Crisi Economica. Come nasce il bisogno di porre limiti alla libertà

A partire dal 2008, la nostra società sta attraversando la più grande crisi che il sistema economico capitalista abbia mai sperimentato, una crisi per certi versi più ampia di quella verificatasi nel quadriennio 1929-32. Quali sono le vere origini di questo fenomeno?

Quando si pensa all’evento cardine che ha dato inizio all’attuale crisi economica, l’immaginario comune si sposta al 15 settembre 2008, data della dichiarazione di fallimento del colosso finanziario statunitense Lehman Brothers. Se da un lato non si può ignorare l’effetto domino causato dal più grande fallimento per bancarotta della storia degli Stati Uniti, sarebbe davvero miope limitare la spiegazione di un fenomeno così vasto e profondo ad un’analisi tecnica degli errori e dei raggiri commessi da un singolo istituto. Né sarebbe d’aiuto estendere quest’analisi ad un numero più vasto di soggetti: lasciamo l’arduo compito ai tribunali fallimentari.
Il lato peggiore dell’attuale crisi, infatti, non è di natura tecnica; non sta nella sua capacità di diffusione a livello globale e nemmeno nella profondità dei suoi effetti; l’aspetto più allarmante risiede nell’apparente incapacità dei governi di tutto il mondo di farvi fronte, tanto che viene da chiedersi se questa non sia, più che una crisi economica, una vera e propria crisi di civiltà.
Tutti noi ricordiamo le promesse di nuove regole per il sistema finanziario, ma a distanza di tre anni nulla si è mosso. Basilea III (erede di Basilea II, il più importante corpus di regole per il sistema bancario occidentale) è ancora ai nastri di partenza e comunque non incide su una speculazione che nel frattempo ha ripreso vigore, spostandosi dal settore immobiliare (da cui, attraverso i mutui subprime statunitensi, tutto ebbe inizio) ad altri due settori considerati finora sicuri: i titoli di stato e le commodities (oro, materie prime, ecc.).

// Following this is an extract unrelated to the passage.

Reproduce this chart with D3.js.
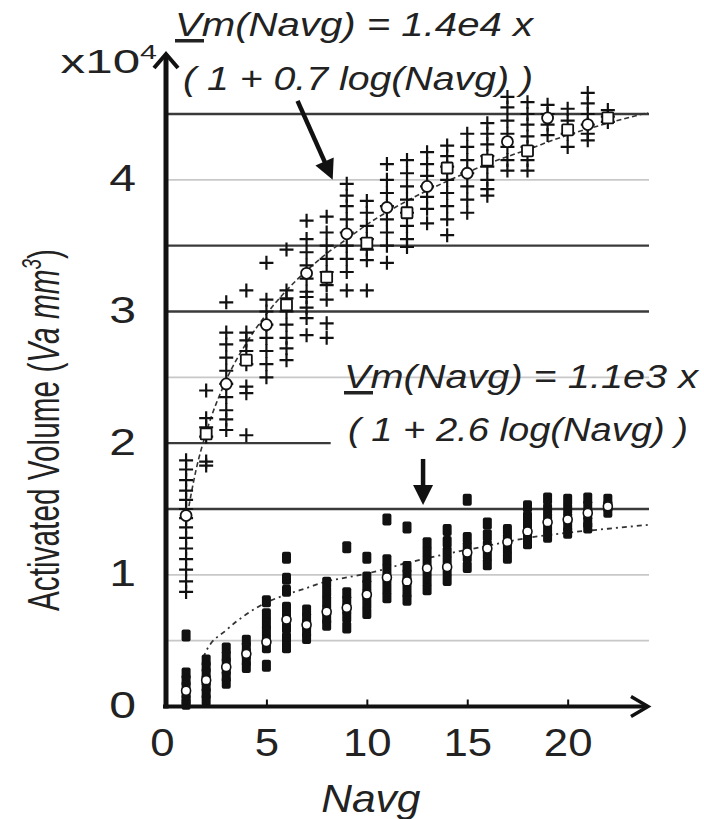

Il fulcro della questione sta proprio in questa capacità dell’ondata speculativa attualmente in corso di causare un cortocircuito del sistema capitalistico, andando a colpire e a destabilizzare proprio quei settori finanziari (immobiliare, bond e commodities appunto) considerati fino ad oggi (quasi) privi di rischi.
Ma questi sono in fondo soltanto gli effetti di un fenomeno che ha radici più profonde, che ha il nome di deregulation e che consiste nell’eliminazione progressiva di tutte le regole che limitano – secondo gli entusiasti o controllano il mondo degli affari. Cominciata negli anni ’70 in nome della libertà d’impresa e della concorrenza sui mercati, la deregulation estesa al settore finanziario ha minato le fondamenta stesse del sistema capitalistico occidentale. Futures, Options, derivati di tutte le forme e dimensioni (più o meno leciti) hanno trasformato le Borse da strumento di incontro tra investitori e finanziatori a piattaforma di “scommesse” online, in cui non si misura più la solidità delle imprese in termini di anni, ma si punta sulla variazione in tempo reale del valore dei titoli in cerca di facili guadagni.
In nome dell’autonomia contrattuale, abbiamo costruito un sistema finanziario che, invece di svolgere il suo ruolo di appoggio all’economia reale, ne è diventato il parassita. Un caro prezzo da pagare per una libertà da cui sono davvero troppo pochi coloro che traggono beneficio.